The inhibition of MAPK signalling rescued the effects of GPR84 inhibitor on NF-κB signalling
In addition to the treatment of LPS or GPR84 inhibitor, anisomycin (25 µg/mL) as a activator of p38, or TPA (200 nM) as a activator of ERK was also used to treat BEAS-2B cells. The expression of TNF-α, IL-1β and IL-6 was significantly increased in LPS group compared to control group. In addition, we found that anisomycin or TPA treatment could significantly counteract the effects of GPR84 inhibitor (Fig. 6A). NF- κB P65 is a nuclear transcription factor present in the cytoplasm that participates in and regulates inflammatory responses.

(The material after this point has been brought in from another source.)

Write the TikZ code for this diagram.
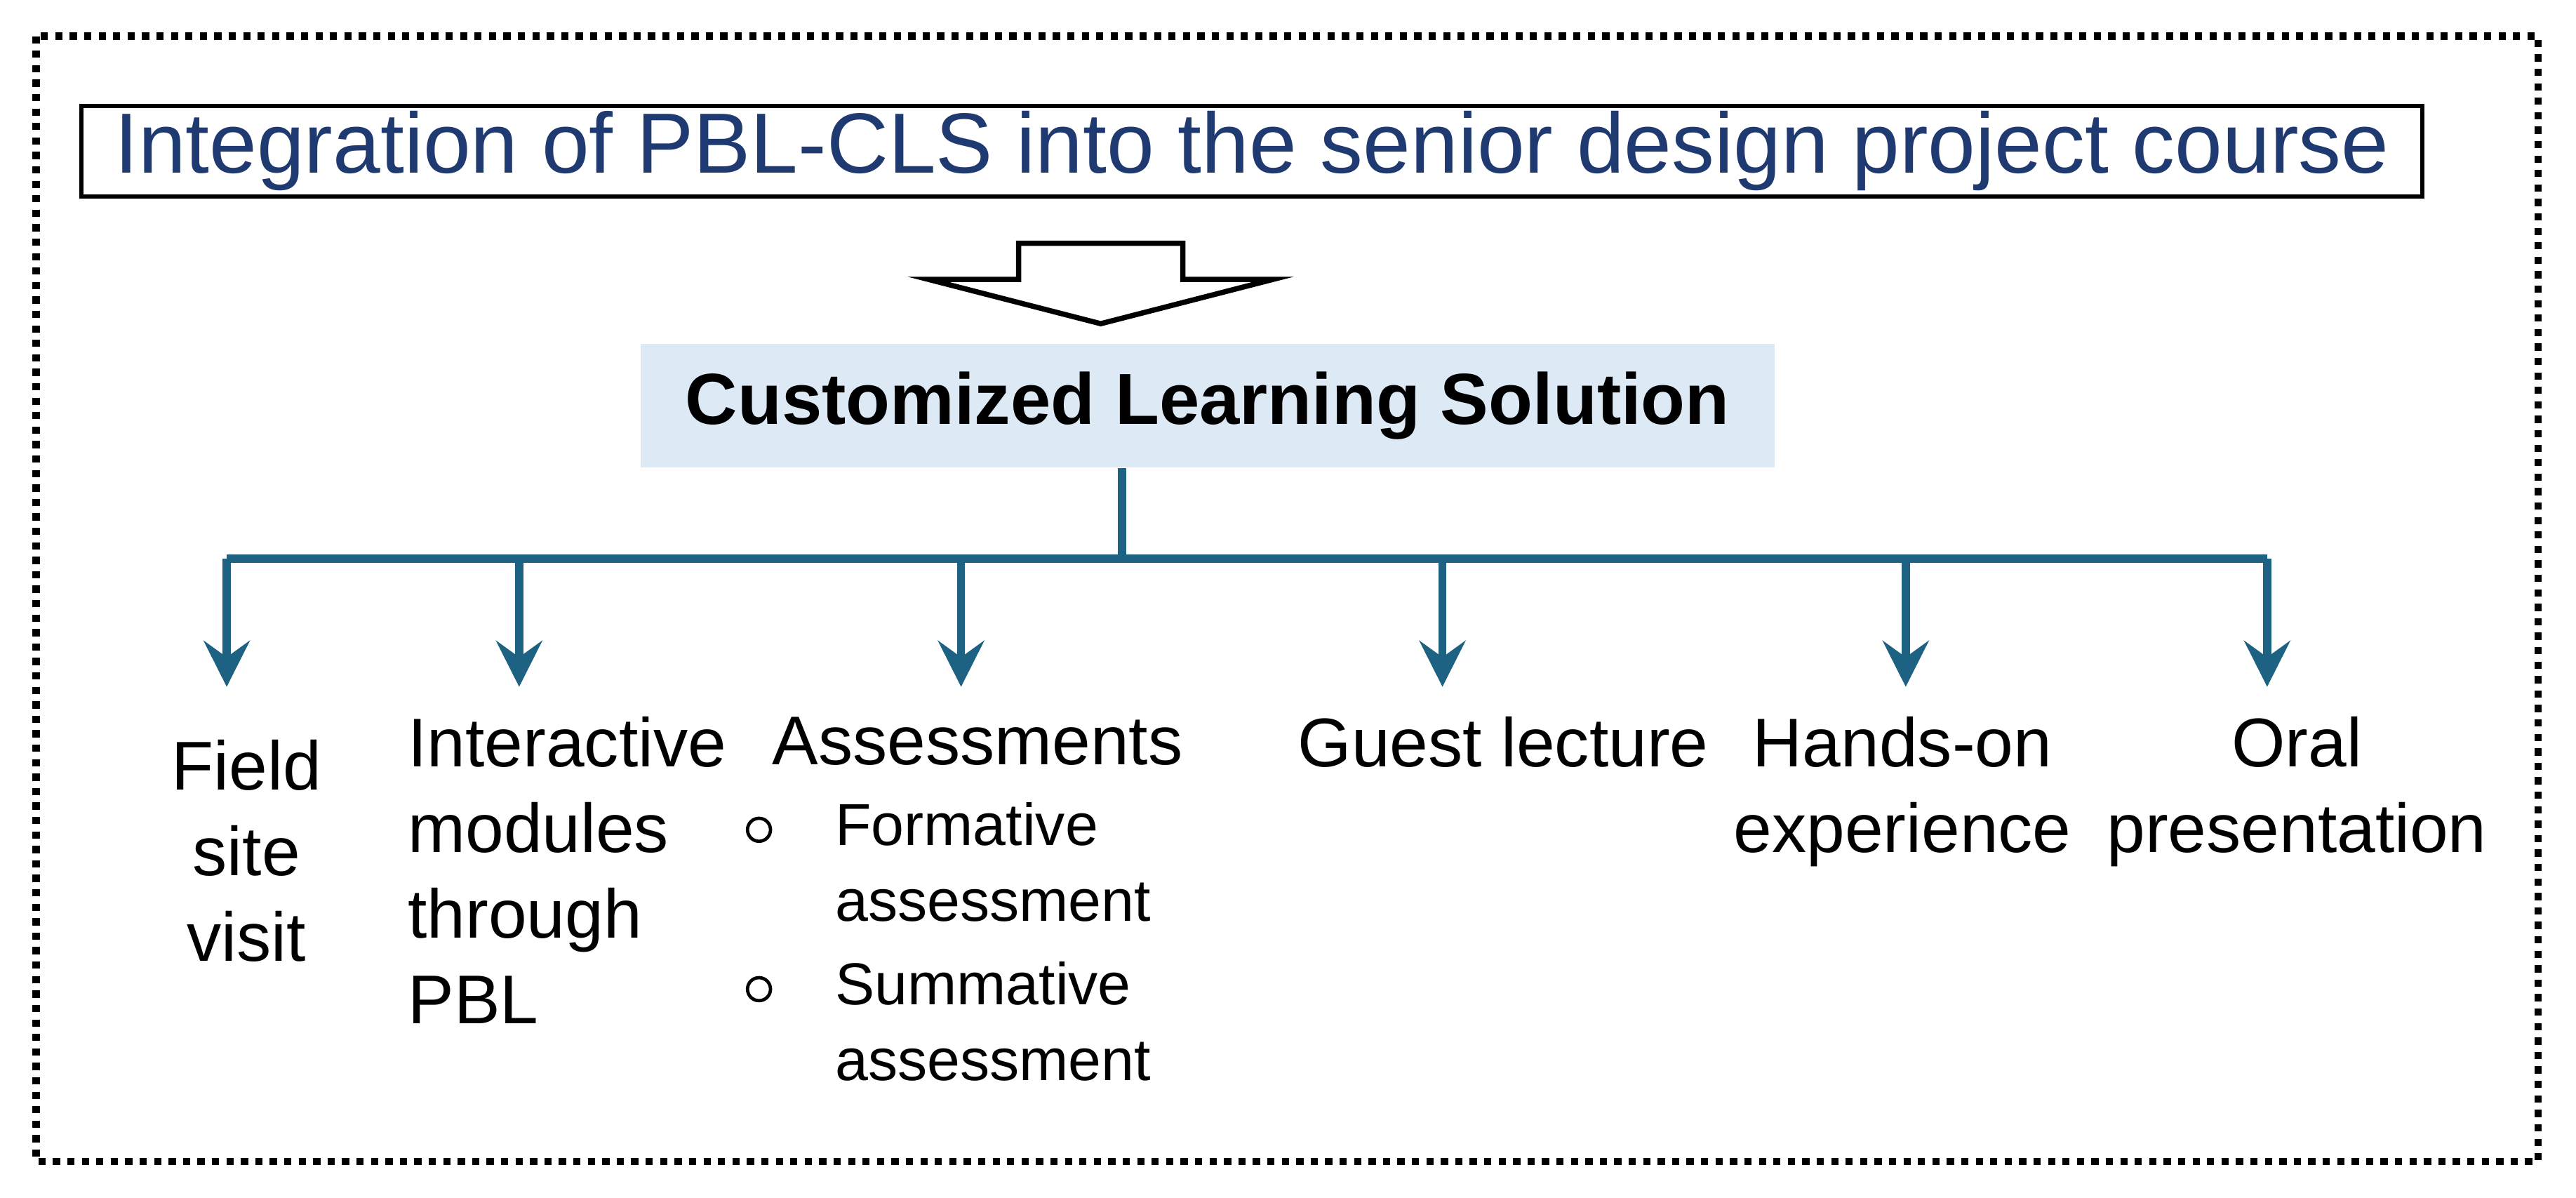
\documentclass[tikz,border=0pt]{standalone}
\usepackage{fontspec}
\setmainfont{Liberation Sans}
\usetikzlibrary{arrows.meta}
\definecolor{navy}{HTML}{1F3A70}
\definecolor{teal}{HTML}{1D6282}
\definecolor{lblue}{HTML}{DDEAF6}
\begin{document}
\begin{tikzpicture}[x=0.5pt,y=-0.5pt,
 conn/.style={teal,line width=2.5pt},
 arr/.style={conn,-{Stealth[length=14pt,width=14pt,inset=5pt]}},
 lab/.style={font=\fontsize{21}{26}\selectfont,align=center,anchor=north,inner sep=0},
 sub/.style={font=\fontsize{18}{23}\selectfont,align=left,anchor=north west,inner sep=0}]
\useasboundingbox (0,0) rectangle (1568,729);
\draw[line width=2.2pt,dash pattern=on 2.2pt off 2.2pt] (22,22) rectangle (1545,707);
\node[draw,line width=1.3pt,minimum width=712.5pt,minimum height=27.5pt,text=navy,font=\fontsize{26}{30}\selectfont,inner sep=0] (title) at (762,92) {Integration of PBL-CLS into the senior design project course};
\draw[line width=1.6pt] (620,148) -- (720,148) -- (720,170) -- (775,170) -- (670,197) -- (565,170) -- (620,170) -- cycle;
\node[fill=lblue,minimum width=345pt,minimum height=37.5pt,font=\bfseries\fontsize{22}{26}\selectfont,inner sep=0] (cls) at (735,247) {Customized Learning Solution};
\coordinate (j) at (683,340);
\coordinate (l) at (138,340);
\coordinate (r) at (1380,340);
\draw[conn] (cls.south -| j) -- (j);
\draw[conn] (l) -- (r);
\foreach \n/\x in {a/138,b/316,c/585,d/878,e/1160,f/1380}{
  \coordinate (t\n) at (\x,340);
  \coordinate (h\n) at (\x,418);
  \draw[arr] (t\n) -- (h\n);
}
\node[lab] (n1) at (150,450) {Field\\site\\visit};
\node[lab,align=left,anchor=north west] (n2) at (248,436) {Interactive\\modules\\through\\PBL};
\node[lab] (n3) at (595,436) {Assessments};
\node[draw,circle,line width=1pt,minimum size=7pt,inner sep=0] (b1) at (462,505) {};
\node[draw,circle,line width=1pt,minimum size=7pt,inner sep=0] (b2) at (462,602) {};
\node[sub] (s1) at (508,488) {Formative\\assessment};
\node[sub] (s2) at (508,585) {Summative\\assessment};
\node[lab] (n4) at (915,436) {Guest lecture};
\node[lab] (n5) at (1158,436) {Hands-on\\experience};
\node[lab] (n6) at (1398,436) {Oral\\presentation};
\end{tikzpicture}
\end{document}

The ratio of phosphorylated protein to total protein was used to reveal the change of phosphorylated protein[15]. Compared with the normal group, the expression of NF- κB p65 and Iκκβ phosphorylated protein LPS group was significantly up-regulated while GPR84 inhibitor could effectively reduce their expression (Fig. 6B). Intriguing, anisomycin and TPA markedly reversed these effects of GPR84 inhibitor.
The inhibition of MAPK signalling reversed the effects of GPR84 inhibitor on apoptosis
As we aimed at investigating the action mechanism of GPR84 in apoptosis, we next set out experiments to analyze whether anisomycin or TPA affected the effects of GPA84 on apoptosis. We found that the effects of GPR84 inhibitor on apoptosis could also reversed by anisomycin and TPA, suggesting that the suppression of apoptosis by GPR84 was mediated by MAPK signally (Fig. 7A-B).